We'd gone down to Mexico to help some family members build a church in their neighborhood. The church already existed, all they needed was a building to go with it. Actually, they had the building, too, but, they wanted a better one not made of wood and thatch roof, and maybe one with bathrooms.

It's funny that when I think of Mexico, I don't think of a third world country even though it is. In this one particular town, right on the edge of the Rio Grande, a small community of squatters arose. It's a community that's been around for a long enough time that the city that it borders has dained to officially ignore it. It came up as a result of people trying to get across the river. It was founded on a former trash heap, a land fill, and the people are actually the children, or grandchildren, of those that didn't get across; or, haven't gotten across. It seems the families would camp out and wait for those that were caught trying to cross the river to come back home. Further, it seems that they made it their job to get across, and the families were there to support that endeavor. You can imagine that there were no permanent dwellings to begin with, and that the goverment reluctantly added infrastructure. That infrastructure isn't much, though. I think they get something like one power line per 10 blocks, and the houses are all "rigged" off that one line. Therefore, power shortages are the norm. The "streets" are actually broad and pretty straight paths, unpaved, and unkept. I know they have sewage and water, but I'm not too sure where the water comes from, and I'd hate to know, if you want to know the truth. It's peopled with "foreigners" from Central and South America; the locals, I'm told, resent them and look down on them. So, we went to build them a church -- one that has a bathroom (for men AND women), and some walls and roof.

The stories from those days are endless. But on this one day, we went to look for scaffolding. We were going to put the finish on the cieling of this one-room church. I can't be sure, but I think it's standard that they use cement on everything. There's no sheet rock. So, once the roof (ie, ceiling) was poured, it was time to smooth it out by adding cement to the underside (the cieling, that is). Picture those guys smoothing out a cement side walk with those trowles. Now picture that upside down. Gravity becomes a real . . . menace.

Luckily, we had a foreman who knows the ropes -- his name is Maestro. The task at hand was to grab hammers and ding the crap out of the cieling and chip away at any smooth spots. The idea being that when we splatted trowels of wet cement on it, it would stick better. So, some of us spent the day shoveling yards of sand and cement piles from spot to spot. Some of us spent the day sifting the cement and making the right consistency. Some took breaks and played soccer with the neighborhood kids in the "street" outside. The heat was oppressive, the breeze was hot and the smell of human waste riding on it was daunting. Still, we worked hard and generally kept up our spirits.

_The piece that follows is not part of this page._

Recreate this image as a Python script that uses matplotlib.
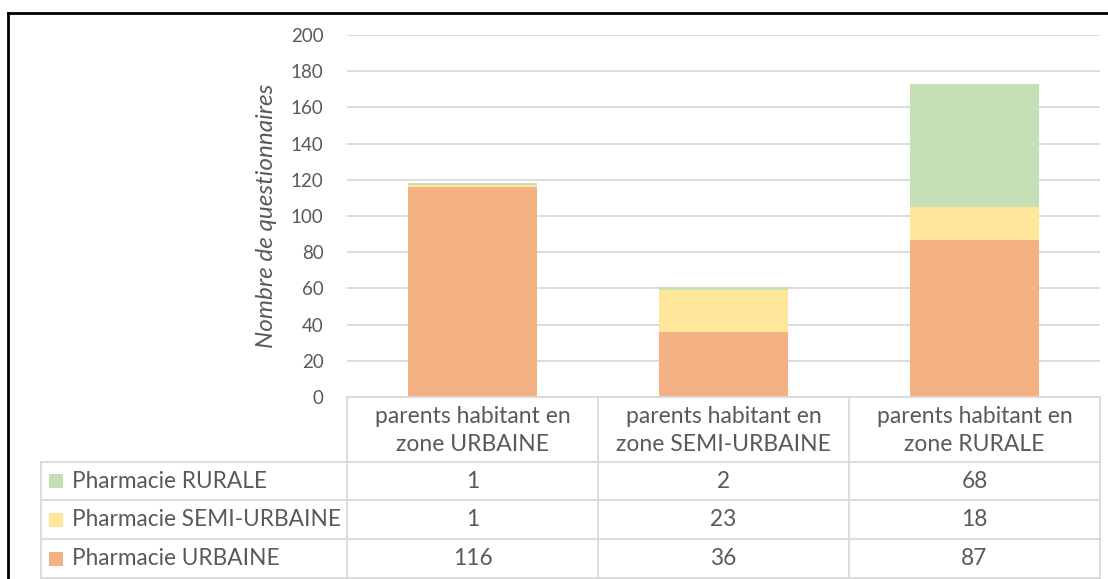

In order to get the cieling done, though, we need the scaffolding.

One of the skilled workers (all of them lived in that "colonia") said he had some piping at his house. So, my friend TJ jumped in the back of the truck and I with him as his interpretor along with some people and off we went. Along the way there was talk of where they lived and how "nice" it was; they named this particular section of the colonia "Beach Front Vistas". I was thinking how thankful I was that we were leaving, even for just a little bit, the deplorable conditions of the neighborhood we were working in. What we actually drove up on (while holding on with a death grip because the pot holes were so big it was more like off-roading) was breath taking -- literally.

It was getting harder and harder to take a breath because the air was so dusty, so hot, so freaking foul, dude. So foul. The neighborhood started to have a definite change. The houses became shacks, then became adobe shacks, then finally just adobe huts with thatched roofs; a spotted dog all skin and ribs looking at us as we bounced by. We pulled into an encirclement of homes, and on my left there, just over the wall of the first house, was the beach they were refering to.

Now I knew where that sewage was going.

It's a scene that I will forever vividly recall. I just sat there and kinda stared at that. TJ jumped out and started grabbing pipes -- I was shaken back to the task at hand.

Getting back to the church, I was so glad to be back in the lap of luxury. Someone asked on that trip if the people truly knew the conditions in which they were living. I think so -- I know so.

What to know something? The people were so proud of that church, man. My apartment is bigger, and more comfortable (with indoor plumbing and carpet and air conditioning and heat, and a fridge with FOOD) than that church. But it doesn't have half the value. And when we met for service that night, the people came -- clean, pressed, tidy, hair combed, shaved, with humility, with honor, wearing their best clothes and entering with a sense of reverance.

Today, the editors of CNN.com thought I should know Anna Nicole's baby's birth certificate might be a fraud.